Inorganic perovskite engineering through incorporation of a carboxylic acid containing ligand for performance enhancement in perovskite light-emitting diodes

Abstract

Inorganic cesium lead halide perovskites (such as CsPbBr₃) are emerging as one kind of promising optoelectronic material with good stability, narrow color spectrum and facile bandgap tunability. However, the morphology issue of CsPbBr₃ film limits its applications in perovskite light-emitting diodes (PeLEDs). Here, we present an effective strategy of perovskite structure engineering by incorporating a long chain cation ligand (HOOC-PMA-Br) into CsPbBr₃, aiming to optimize perovskite morphology and thereby improve device performance. It is found that the HOOC-PMA-Br ligand plays a key role in controlling the dimension and crystal growth of perovskites, attributed to the formation of hydrogen bond networks induced by the carboxylic acid unit.
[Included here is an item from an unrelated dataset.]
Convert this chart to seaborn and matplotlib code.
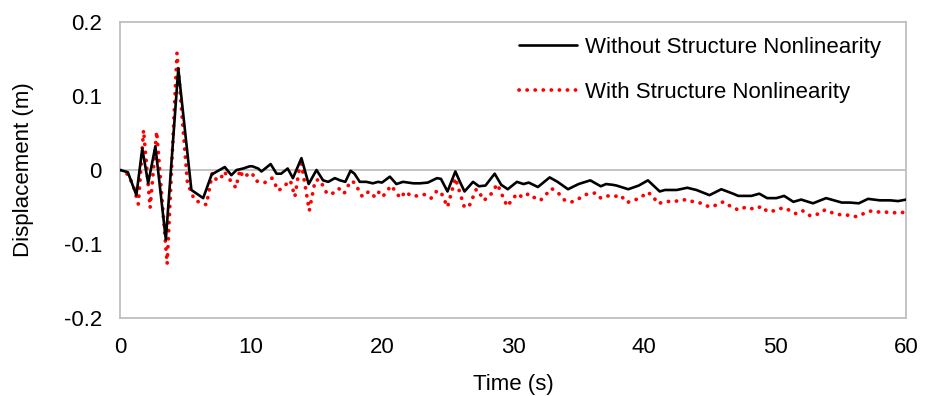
import matplotlib
matplotlib.use("Agg")
import matplotlib.pyplot as plt
import seaborn as sns
import pandas as pd

# Roof displacement history, linear structure
time_linear = [0, 0.6, 1.25, 1.7, 2.15, 2.7, 3.5, 4.45, 5.45, 6.35, 7.0, 7.4, 8.0, 8.5,
               8.9, 9.4, 9.9, 10.1, 10.55, 10.8, 11.5, 11.95, 12.3, 12.8, 13.2, 13.85,
               14.4, 15.0, 15.5, 15.9, 16.4, 16.8, 17.2, 17.6, 17.9, 18.3, 18.8, 19.3,
               19.7, 20.0, 20.6, 21.1, 21.6, 22.4, 22.9, 23.5, 24.2, 24.5, 25.0, 25.6,
               25.95, 26.3, 26.95, 27.4, 27.9, 28.6, 29.1, 29.6, 30.3, 30.8, 31.2, 31.9,
               32.8, 33.4, 34.2, 35.0, 35.9, 36.7, 37.1, 37.6, 37.9, 38.8, 39.6, 40.3,
               41.2, 41.6, 42.5, 43.3, 44.0, 45.0, 45.9, 46.8, 47.2, 47.7, 48.2, 48.8,
               49.4, 50.1, 50.7, 51.4, 52.0, 52.9, 53.9, 55.1, 55.7, 56.4, 57.1, 58.0,
               58.8, 59.4, 60.0]
disp_linear = [0.0, -0.003, -0.034, 0.029, -0.018, 0.032, -0.094, 0.137, -0.027, -0.038,
               -0.006, -0.002, 0.004, -0.007, 0.0, 0.002, 0.005, 0.005, 0.002, -0.002,
               0.008, -0.005, -0.005, 0.002, -0.011, 0.016, -0.019, 0.0, -0.014, -0.016,
               -0.011, -0.014, -0.016, -0.001, -0.005, -0.016, -0.016, -0.018, -0.016,
               -0.017, -0.009, -0.019, -0.016, -0.018, -0.018, -0.017, -0.011, -0.012,
               -0.029, -0.002, -0.016, -0.029, -0.016, -0.022, -0.021, -0.005, -0.020,
               -0.026, -0.016, -0.019, -0.017, -0.023, -0.010, -0.016, -0.026, -0.019,
               -0.014, -0.022, -0.019, -0.020, -0.021, -0.026, -0.021, -0.014, -0.029,
               -0.027, -0.027, -0.024, -0.027, -0.034, -0.026, -0.032, -0.035, -0.035,
               -0.035, -0.032, -0.038, -0.038, -0.035, -0.043, -0.040, -0.045, -0.038,
               -0.044, -0.044, -0.045, -0.039, -0.041, -0.041, -0.042, -0.040]

# Roof displacement history, nonlinear structure
time_nonlinear = [0, 0.6, 1.0, 1.4, 1.8, 2.3, 2.8, 3.6, 4.35, 5.15, 5.7, 6.6, 7.05, 7.35,
                  7.65, 7.95, 8.5, 8.85, 9.15, 9.4, 9.85, 10.1, 10.3, 10.6, 11.05, 11.6,
                  12.1, 12.7, 13.0, 13.35, 13.8, 14.45, 14.9, 15.25, 15.8, 16.2, 16.7,
                  17.1, 17.6, 17.9, 18.5, 19.0, 19.5, 19.8, 20.1, 20.7, 21.4, 21.8, 22.2,
                  22.7, 23.3, 23.75, 24.2, 24.5, 25.0, 25.6, 26.3, 26.7, 27.2, 27.4,
                  27.75, 28.2, 28.8, 29.55, 30.3, 30.75, 31.2, 31.6, 32.1, 32.95, 33.5,
                  33.95, 34.5, 35.1, 35.6, 36.3, 36.7, 37.2, 37.7, 38.2, 38.7, 39.2, 39.7,
                  40.25, 40.7, 41.0, 41.5, 42.0, 42.6, 43.2, 43.8, 44.4, 45.0, 45.6,
                  46.05, 46.6, 47.2, 47.8, 48.4, 49.0, 49.4, 50.0, 50.6, 51.2, 51.6,
                  52.1, 52.7, 53.4, 53.8, 54.4, 55.1, 55.6, 56.2, 56.9, 57.4, 58.0, 58.6,
                  59.3, 60.0]
disp_nonlinear = [0.0, -0.006, -0.020, -0.046, 0.054, -0.051, 0.052, -0.127, 0.158,
                  -0.018, -0.041, -0.047, -0.004, -0.013, -0.013, -0.002, -0.016, -0.024,
                  0.0, -0.010, -0.005, -0.004, -0.014, -0.016, -0.017, -0.011, -0.028,
                  -0.019, -0.014, -0.036, 0.014, -0.055, -0.014, -0.013, -0.032, -0.032,
                  -0.025, -0.032, -0.015, -0.017, -0.036, -0.029, -0.037, -0.029, -0.035,
                  -0.021, -0.038, -0.029, -0.035, -0.035, -0.033, -0.038, -0.028, -0.030,
                  -0.050, -0.011, -0.051, -0.047, -0.026, -0.029, -0.041, -0.036, -0.019,
                  -0.049, -0.032, -0.037, -0.032, -0.037, -0.041, -0.025, -0.032, -0.041,
                  -0.043, -0.038, -0.033, -0.031, -0.038, -0.035, -0.036, -0.034, -0.044,
                  -0.041, -0.038, -0.030, -0.035, -0.045, -0.044, -0.042, -0.042, -0.040,
                  -0.043, -0.045, -0.050, -0.047, -0.043, -0.049, -0.054, -0.050, -0.053,
                  -0.049, -0.056, -0.055, -0.051, -0.055, -0.059, -0.055, -0.062, -0.059,
                  -0.054, -0.058, -0.061, -0.061, -0.063, -0.058, -0.055, -0.057, -0.057,
                  -0.058, -0.057]

label_linear = "Without Structure Nonlinearity"
label_nonlinear = "With Structure Nonlinearity"
x_ticks = [0, 10, 20, 30, 40, 50, 60]
y_ticks = [-0.2, -0.1, 0, 0.1, 0.2]
y_tick_labels = ["-0.2", "-0.1", "0", "0.1", "0.2"]

sns.set_theme(style="white")
plt.rcParams["font.family"] = ["Liberation Sans", "DejaVu Sans"]
plt.rcParams["text.color"] = "black"
plt.rcParams["axes.labelcolor"] = "black"

df_lin = pd.DataFrame({"t": time_linear, "d": disp_linear})
df_nl = pd.DataFrame({"t": time_nonlinear, "d": disp_nonlinear})

fig = plt.figure(figsize=(9.31, 3.96), dpi=100)
ax = fig.add_axes([120 / 931, 78 / 396, 786 / 931, 296 / 396])

grey = "#BFBFBF"
ax.axhline(0, color=grey, lw=1.3, zorder=1)

sns.lineplot(data=df_lin, x="t", y="d", ax=ax, color="black", lw=1.9,
             label=label_linear, sort=False, estimator=None, zorder=3)
sns.lineplot(data=df_nl, x="t", y="d", ax=ax, color="#FF0000", lw=2.7,
             linestyle=(0, (0.05, 2.1)), dash_capstyle="round",
             label=label_nonlinear, sort=False, estimator=None, zorder=2)

ax.set_xlim(0, 60)
ax.set_ylim(-0.2, 0.2)
ax.set_xticks(x_ticks)
ax.set_xticklabels([str(v) for v in x_ticks])
ax.set_yticks(y_ticks)
ax.set_yticklabels(y_tick_labels)
ax.tick_params(axis="both", length=0, labelsize=16, colors="black")
ax.tick_params(axis="y", pad=13)
ax.tick_params(axis="x", pad=14)

for side in ["left", "right", "top", "bottom"]:
    ax.spines[side].set_color(grey)
    ax.spines[side].set_linewidth(1.3)
    ax.spines[side].set_visible(True)

ax.set_xlabel("Time (s)", fontsize=16, labelpad=11)
ax.set_ylabel("Displacement (m)", fontsize=16, labelpad=21)

ax.legend(loc="upper left", bbox_to_anchor=(519 / 931, 1 - 37 / 396),
          bbox_transform=fig.transFigure, frameon=False, fontsize=16,
          handlelength=2.6, handletextpad=0.35, labelspacing=1.07,
          borderpad=0, borderaxespad=0)

fig.savefig("out.png", dpi=100)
With an optimized doping ratio of HOOC-PMA-Br, (HOOC-PMA)₂CsPb₂Br₇ perovskite not only maintains a 3D structure but also presents excellent morphology with a uniform distribution of smaller grain size, smoother surface and better coverage like that of a quasi-2D structure, along with a much higher photoluminescence quantum yield than that of pure CsPbBr₃. Significantly, (HOOC-PMA)₂CsPb₂Br₇ endows PeLEDs with remarkably higher luminance and efficiencies than that of CsPbBr₃ based devices.